In deze zaak heeft de voorzieningenrechter van de Rechtbank Oost-Brabant op 29 februari 2016 uitspraak gedaan op het verzoek om een voorlopige voorziening in een geschil tussen twee verzoeksters en de burgemeester van Boekel. De burgemeester had op 11 januari 2016 besloten om de loods van de verzoeksters te sluiten voor de duur van zes maanden, vanwege de aanwezigheid van een hennepkwekerij.
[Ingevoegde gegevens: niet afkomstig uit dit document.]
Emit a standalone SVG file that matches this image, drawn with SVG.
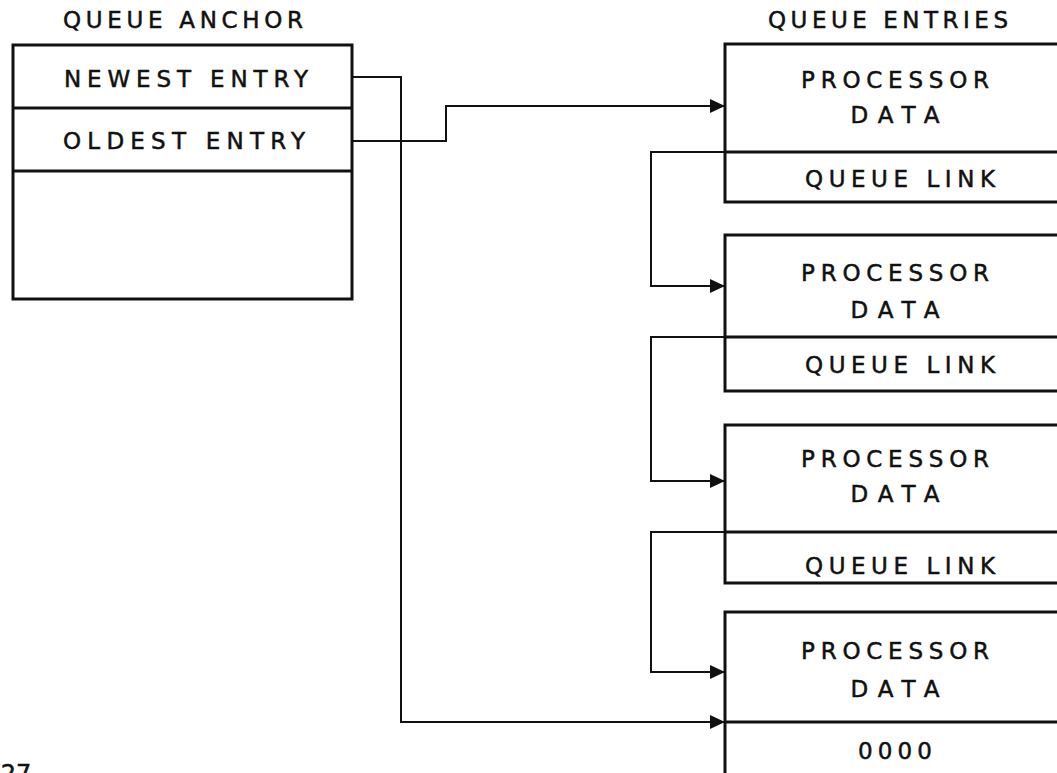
<svg xmlns="http://www.w3.org/2000/svg" width="1057" height="773" viewBox="0 0 1057 773">
<style>
.box{fill:none;stroke:#111;stroke-width:3}
.div{stroke:#111;stroke-width:3}
.con{fill:none;stroke:#111;stroke-width:2}
text{font-family:"DejaVu Sans","Liberation Sans",sans-serif;font-size:23px;fill:#111;stroke:#111;stroke-width:0.5;text-anchor:middle}
</style>
<defs>
<marker id="ah" markerWidth="15" markerHeight="14" refX="14" refY="7" orient="auto" markerUnits="userSpaceOnUse">
<path d="M0,0 L15,7 L0,14 Z" fill="#111"/>
</marker>
</defs>
<rect width="1057" height="773" fill="#fff"/>
<g id="anchor">
<text x="183" y="28" textLength="240" lengthAdjust="spacing">QUEUE ANCHOR</text>
<rect class="box" x="13" y="45" width="339" height="254"/>
<line class="div" x1="13" y1="108" x2="352" y2="108"/>
<line class="div" x1="13" y1="171" x2="352" y2="171"/>
<text x="186" y="87" textLength="244" lengthAdjust="spacing">NEWEST ENTRY</text>
<text x="184" y="149" textLength="242" lengthAdjust="spacing">OLDEST ENTRY</text>
</g>
<g id="entries-title">
<text x="888" y="28" textLength="240" lengthAdjust="spacing">QUEUE ENTRIES</text>
</g>
<g id="entry1">
<rect class="box" x="725" y="44" width="360" height="158"/>
<line class="div" x1="725" y1="152" x2="1057" y2="152"/>
<text x="895" y="88" textLength="188" lengthAdjust="spacing">PROCESSOR</text>
<text x="895" y="123" textLength="89" lengthAdjust="spacing">DATA</text>
<text x="900" y="187" textLength="190" lengthAdjust="spacing">QUEUE LINK</text>
</g>
<g id="entry2">
<rect class="box" x="725" y="235" width="360" height="156"/>
<line class="div" x1="725" y1="337" x2="1057" y2="337"/>
<text x="895" y="281" textLength="188" lengthAdjust="spacing">PROCESSOR</text>
<text x="895" y="318" textLength="89" lengthAdjust="spacing">DATA</text>
<text x="900" y="373" textLength="190" lengthAdjust="spacing">QUEUE LINK</text>
</g>
<g id="entry3">
<rect class="box" x="725" y="425" width="360" height="158"/>
<line class="div" x1="725" y1="532" x2="1057" y2="532"/>
<text x="895" y="467" textLength="188" lengthAdjust="spacing">PROCESSOR</text>
<text x="895" y="502" textLength="89" lengthAdjust="spacing">DATA</text>
<text x="900" y="574" textLength="190" lengthAdjust="spacing">QUEUE LINK</text>
</g>
<g id="entry4">
<rect class="box" x="725" y="612" width="360" height="200"/>
<line class="div" x1="725" y1="722" x2="1057" y2="722"/>
<text x="895" y="659" textLength="188" lengthAdjust="spacing">PROCESSOR</text>
<text x="895" y="697" textLength="89" lengthAdjust="spacing">DATA</text>
<text x="895" y="759" textLength="74" lengthAdjust="spacing">0000</text>
</g>
<g id="connectors">
<polyline class="con" points="352,77 401,77 401,722 724,722" marker-end="url(#ah)"/>
<polyline class="con" points="352,141 446,141 446,106 724,106" marker-end="url(#ah)"/>
<polyline class="con" points="725,152 651,152 651,286 724,286" marker-end="url(#ah)"/>
<polyline class="con" points="725,337 651,337 651,481 724,481" marker-end="url(#ah)"/>
<polyline class="con" points="725,532 651,532 651,672 724,672" marker-end="url(#ah)"/>
</g>
<text x="16" y="782" style="font-size:24px">27</text>
</svg>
De verzoeksters maakten bezwaar tegen dit besluit en vroegen de voorzieningenrechter om een voorlopige voorziening, omdat zij van mening waren dat de sluiting niet proportioneel was en dat er minder ingrijpende maatregelen mogelijk waren.
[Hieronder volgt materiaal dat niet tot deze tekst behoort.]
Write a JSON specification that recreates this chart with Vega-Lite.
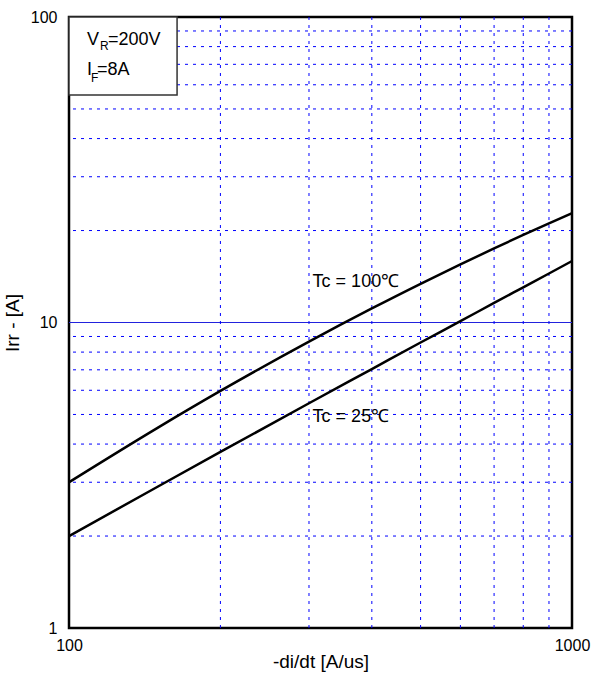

De voorzieningenrechter heeft het verzoek om een voorlopige voorziening afgewezen. In de overwegingen werd benadrukt dat de wet bepaalt dat het maken van bezwaar de werking van een besluit niet opschort, en dat de burgemeester bevoegd was om de loods te sluiten op basis van artikel 13b van de Opiumwet. De voorzieningenrechter oordeelde dat de burgemeester voldoende had gemotiveerd waarom hij tot sluiting was overgegaan, en dat het belang van de verzoeksters niet opwoog tegen het algemeen belang van het bestrijden van de hennepteelt.
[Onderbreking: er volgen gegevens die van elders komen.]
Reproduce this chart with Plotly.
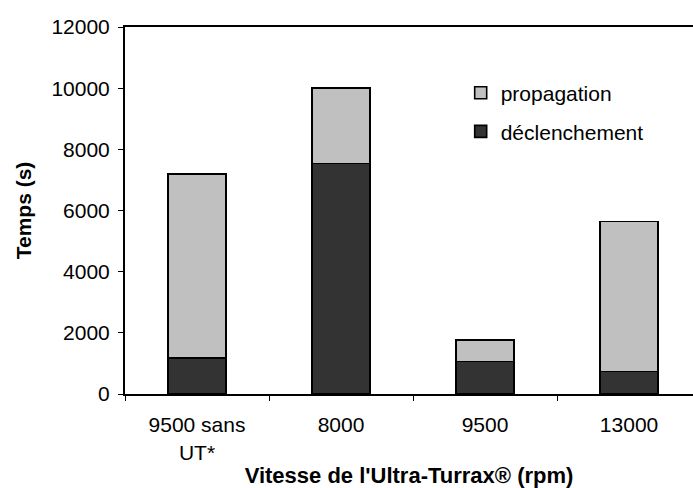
import plotly.graph_objects as go

# Stirring speed categories
categories = ["9500 sans<br>UT*", "8000", "9500", "13000"]

# Times in seconds
declenchement = [1180, 7540, 1060, 730]
propagation = [6020, 2460, 710, 4910]

FONT = "Liberation Sans, Arial, sans-serif"
bar_line = dict(color="black", width=1.6)

fig = go.Figure()
fig.add_trace(go.Bar(
    x=categories, y=declenchement, name="déclenchement",
    marker=dict(color="#333333", line=bar_line),
    width=0.4, legend="legend2",
))
fig.add_trace(go.Bar(
    x=categories, y=propagation, name="propagation",
    marker=dict(color="#C0C0C0", line=bar_line),
    width=0.4, legend="legend",
))

legend_style = dict(
    font=dict(family=FONT, size=21, color="black"),
    bgcolor="rgba(0,0,0,0)", xanchor="left", yanchor="middle",
)

fig.update_layout(
    width=693, height=488,
    margin=dict(l=125, r=0, t=27, b=94),
    barmode="stack",
    plot_bgcolor="white", paper_bgcolor="white",
    font=dict(family=FONT, size=21, color="black"),
    showlegend=True,
    legend=dict(x=0.591, y=0.820, **legend_style),
    legend2=dict(x=0.591, y=0.7147, **legend_style),
    xaxis=dict(
        type="category",
        range=[-0.5, 3.444],
        showline=True, linecolor="black", linewidth=2, mirror=True,
        ticks="outside", ticklen=5, tickwidth=1, tickcolor="black",
        tickson="boundaries",
        ticklabelstandoff=11,
        showgrid=False,
        tickfont=dict(family=FONT, size=21, color="black"),
        title=dict(text="<b>Vitesse de l'Ultra-Turrax® (rpm)</b>",
                   font=dict(family=FONT, size=22, color="black"),
                   standoff=7),
    ),
    yaxis=dict(
        range=[0, 12000], dtick=2000, tickformat="d",
        showline=True, linecolor="black", linewidth=2,
        ticks="outside", ticklen=5, tickwidth=1, tickcolor="black",
        ticklabelstandoff=4,
        showgrid=False, zeroline=False,
        tickfont=dict(family=FONT, size=21, color="black"),
        title=dict(text="<b>Temps (s)</b>",
                   font=dict(family=FONT, size=21, color="black"),
                   standoff=14),
    ),
)

fig.write_html("out.html")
De voorzieningenrechter concludeerde dat de burgemeester niet onredelijk had gehandeld door de loods te sluiten, en dat de verzoeksters niet hadden aangetoond dat er een minder ingrijpende maatregel mogelijk was. De sluiting was volgens de voorzieningenrechter noodzakelijk om een signaal af te geven dat het telen van hennep niet wordt getolereerd. De voorzieningenrechter wees het verzoek om een voorlopige voorziening af en stelde dat er geen aanleiding was voor een proceskostenveroordeling.